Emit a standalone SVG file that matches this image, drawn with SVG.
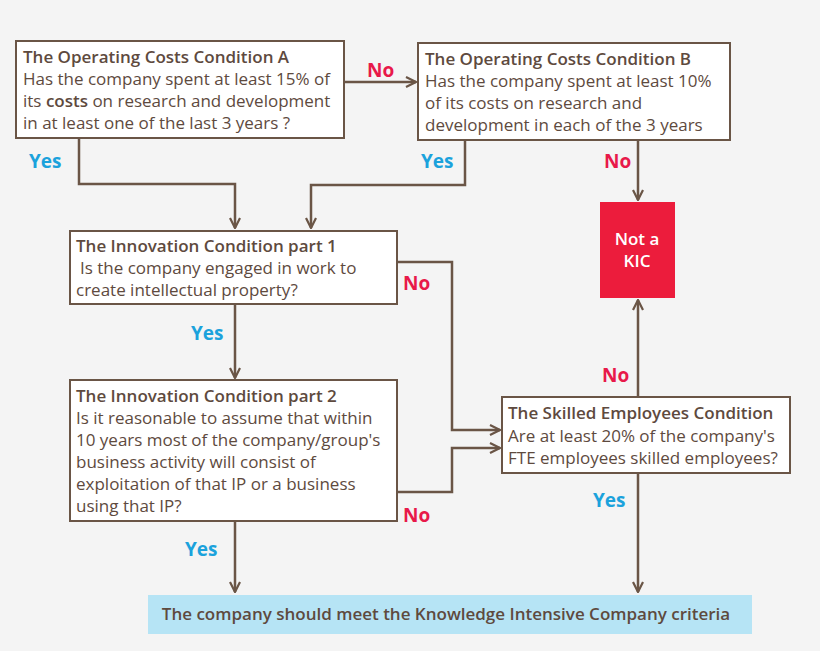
<svg xmlns="http://www.w3.org/2000/svg" width="820" height="651" viewBox="0 0 820 651">
<style>
text{font-family:"Open Sans","DejaVu Sans",sans-serif;font-size:17px;fill:#5e4a3e}
.b{font-weight:600}
.box{fill:#fff;stroke:#6a5546;stroke-width:2}
.c{fill:none;stroke:#6a5546;stroke-width:2.5}
.no{fill:#e8194a;font-weight:bold;font-size:19px}
.yes{fill:#1ba2dc;font-weight:bold;font-size:19px}
</style>
<defs><marker id="a" viewBox="0 0 12 12" refX="11" refY="6" markerWidth="12" markerHeight="12" markerUnits="userSpaceOnUse" orient="auto"><path d="M1,1 L11,6 L1,11" fill="none" stroke="#6a5546" stroke-width="2.2"/></marker></defs>
<rect width="820" height="651" fill="#f4f4f4"/>
<g id="connectors">
<path class="c" d="M344,82 H416" marker-end="url(#a)"/>
<path class="c" d="M79,138 V184 H235 V228" marker-end="url(#a)"/>
<path class="c" d="M465,140 V185 H311 V228" marker-end="url(#a)"/>
<path class="c" d="M638,140 V200" marker-end="url(#a)"/>
<path class="c" d="M397,262 H452 V430 H500" marker-end="url(#a)"/>
<path class="c" d="M235,304 V378" marker-end="url(#a)"/>
<path class="c" d="M397,492 H452 V448 H500" marker-end="url(#a)"/>
<path class="c" d="M638,397 V300" marker-end="url(#a)"/>
<path class="c" d="M638,473 V592" marker-end="url(#a)"/>
<path class="c" d="M235,521 V592" marker-end="url(#a)"/>
<text class="no" x="367" y="77">No</text>
<text class="yes" x="29" y="168">Yes</text>
<text class="yes" x="421" y="168">Yes</text>
<text class="no" x="604" y="168">No</text>
<text class="no" x="403" y="290">No</text>
<text class="yes" x="191" y="340">Yes</text>
<text class="no" x="602" y="382">No</text>
<text class="no" x="403" y="522">No</text>
<text class="yes" x="593" y="507">Yes</text>
<text class="yes" x="185" y="556">Yes</text>
</g>
<g id="condA"><rect class="box" x="16" y="41" width="328" height="97"/>
<text x="23" y="63" class="b">The Operating Costs Condition A</text>
<text x="23" y="85">Has the company spent at least 15% of</text>
<text x="23" y="107">its <tspan class="b">costs</tspan> on research and development</text>
<text x="23" y="129">in at least one of the last 3 years ?</text></g>
<g id="condB"><rect class="box" x="418" y="43" width="312" height="97"/>
<text x="425" y="65" class="b">The Operating Costs Condition B</text>
<text x="425" y="87">Has the company spent at least 10%</text>
<text x="425" y="109">of its costs on research and</text>
<text x="425" y="131">development in each of the 3 years</text></g>
<g id="notkic"><rect x="600" y="202" width="75" height="96" fill="#ec1c3c"/>
<text x="637" y="245" text-anchor="middle" class="b" style="fill:#fff">Not a</text>
<text x="637" y="267" text-anchor="middle" class="b" style="fill:#fff">KIC</text></g>
<g id="inno1"><rect class="box" x="70" y="231" width="327" height="73"/>
<text x="76" y="252" class="b">The Innovation Condition part 1</text>
<text x="80" y="274">Is the company engaged in work to</text>
<text x="76" y="296">create intellectual property?</text></g>
<g id="inno2"><rect class="box" x="70" y="380" width="327" height="141"/>
<text x="76" y="402" class="b">The Innovation Condition part 2</text>
<text x="76" y="424">Is it reasonable to assume that within</text>
<text x="76" y="446">10 years most of the company/group's</text>
<text x="76" y="468">business activity will consist of</text>
<text x="76" y="490">exploitation of that IP or a business</text>
<text x="76" y="512">using that IP?</text></g>
<g id="skilled"><rect class="box" x="502" y="397" width="288" height="76"/>
<text x="508" y="419" class="b">The Skilled Employees Condition</text>
<text x="508" y="442">Are at least 20% of the company's</text>
<text x="508" y="464">FTE employees skilled employees?</text></g>
<g id="result"><rect x="148" y="595" width="604" height="39" fill="#b6e4f5"/>
<text x="446" y="620" text-anchor="middle" class="b">The company should meet the Knowledge Intensive Company criteria</text></g>
</svg>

====================

Set exercise: Copy each line exactly, and leave the pictures out of your copy.

The result:
Emit a standalone SVG file that matches this image, drawn with SVG.
<svg xmlns="http://www.w3.org/2000/svg" width="820" height="651" viewBox="0 0 820 651">
<style>
text{font-family:"Open Sans","DejaVu Sans",sans-serif;font-size:17px;fill:#5e4a3e}
.b{font-weight:600}
.box{fill:#fff;stroke:#6a5546;stroke-width:2}
.c{fill:none;stroke:#6a5546;stroke-width:2.5}
.no{fill:#e8194a;font-weight:bold;font-size:19px}
.yes{fill:#1ba2dc;font-weight:bold;font-size:19px}
</style>
<defs><marker id="a" viewBox="0 0 12 12" refX="11" refY="6" markerWidth="12" markerHeight="12" markerUnits="userSpaceOnUse" orient="auto"><path d="M1,1 L11,6 L1,11" fill="none" stroke="#6a5546" stroke-width="2.2"/></marker></defs>
<rect width="820" height="651" fill="#f4f4f4"/>
<g id="connectors">
<path class="c" d="M344,82 H416" marker-end="url(#a)"/>
<path class="c" d="M79,138 V184 H235 V228" marker-end="url(#a)"/>
<path class="c" d="M465,140 V185 H311 V228" marker-end="url(#a)"/>
<path class="c" d="M638,140 V200" marker-end="url(#a)"/>
<path class="c" d="M397,262 H452 V430 H500" marker-end="url(#a)"/>
<path class="c" d="M235,304 V378" marker-end="url(#a)"/>
<path class="c" d="M397,492 H452 V448 H500" marker-end="url(#a)"/>
<path class="c" d="M638,397 V300" marker-end="url(#a)"/>
<path class="c" d="M638,473 V592" marker-end="url(#a)"/>
<path class="c" d="M235,521 V592" marker-end="url(#a)"/>
<text class="no" x="367" y="77">No</text>
<text class="yes" x="29" y="168">Yes</text>
<text class="yes" x="421" y="168">Yes</text>
<text class="no" x="604" y="168">No</text>
<text class="no" x="403" y="290">No</text>
<text class="yes" x="191" y="340">Yes</text>
<text class="no" x="602" y="382">No</text>
<text class="no" x="403" y="522">No</text>
<text class="yes" x="593" y="507">Yes</text>
<text class="yes" x="185" y="556">Yes</text>
</g>
<g id="condA"><rect class="box" x="16" y="41" width="328" height="97"/>
<text x="23" y="63" class="b">The Operating Costs Condition A</text>
<text x="23" y="85">Has the company spent at least 15% of</text>
<text x="23" y="107">its <tspan class="b">costs</tspan> on research and development</text>
<text x="23" y="129">in at least one of the last 3 years ?</text></g>
<g id="condB"><rect class="box" x="418" y="43" width="312" height="97"/>
<text x="425" y="65" class="b">The Operating Costs Condition B</text>
<text x="425" y="87">Has the company spent at least 10%</text>
<text x="425" y="109">of its costs on research and</text>
<text x="425" y="131">development in each of the 3 years</text></g>
<g id="notkic"><rect x="600" y="202" width="75" height="96" fill="#ec1c3c"/>
<text x="637" y="245" text-anchor="middle" class="b" style="fill:#fff">Not a</text>
<text x="637" y="267" text-anchor="middle" class="b" style="fill:#fff">KIC</text></g>
<g id="inno1"><rect class="box" x="70" y="231" width="327" height="73"/>
<text x="76" y="252" class="b">The Innovation Condition part 1</text>
<text x="80" y="274">Is the company engaged in work to</text>
<text x="76" y="296">create intellectual property?</text></g>
<g id="inno2"><rect class="box" x="70" y="380" width="327" height="141"/>
<text x="76" y="402" class="b">The Innovation Condition part 2</text>
<text x="76" y="424">Is it reasonable to assume that within</text>
<text x="76" y="446">10 years most of the company/group's</text>
<text x="76" y="468">business activity will consist of</text>
<text x="76" y="490">exploitation of that IP or a business</text>
<text x="76" y="512">using that IP?</text></g>
<g id="skilled"><rect class="box" x="502" y="397" width="288" height="76"/>
<text x="508" y="419" class="b">The Skilled Employees Condition</text>
<text x="508" y="442">Are at least 20% of the company's</text>
<text x="508" y="464">FTE employees skilled employees?</text></g>
<g id="result"><rect x="148" y="595" width="604" height="39" fill="#b6e4f5"/>
<text x="446" y="620" text-anchor="middle" class="b">The company should meet the Knowledge Intensive Company criteria</text></g>
</svg>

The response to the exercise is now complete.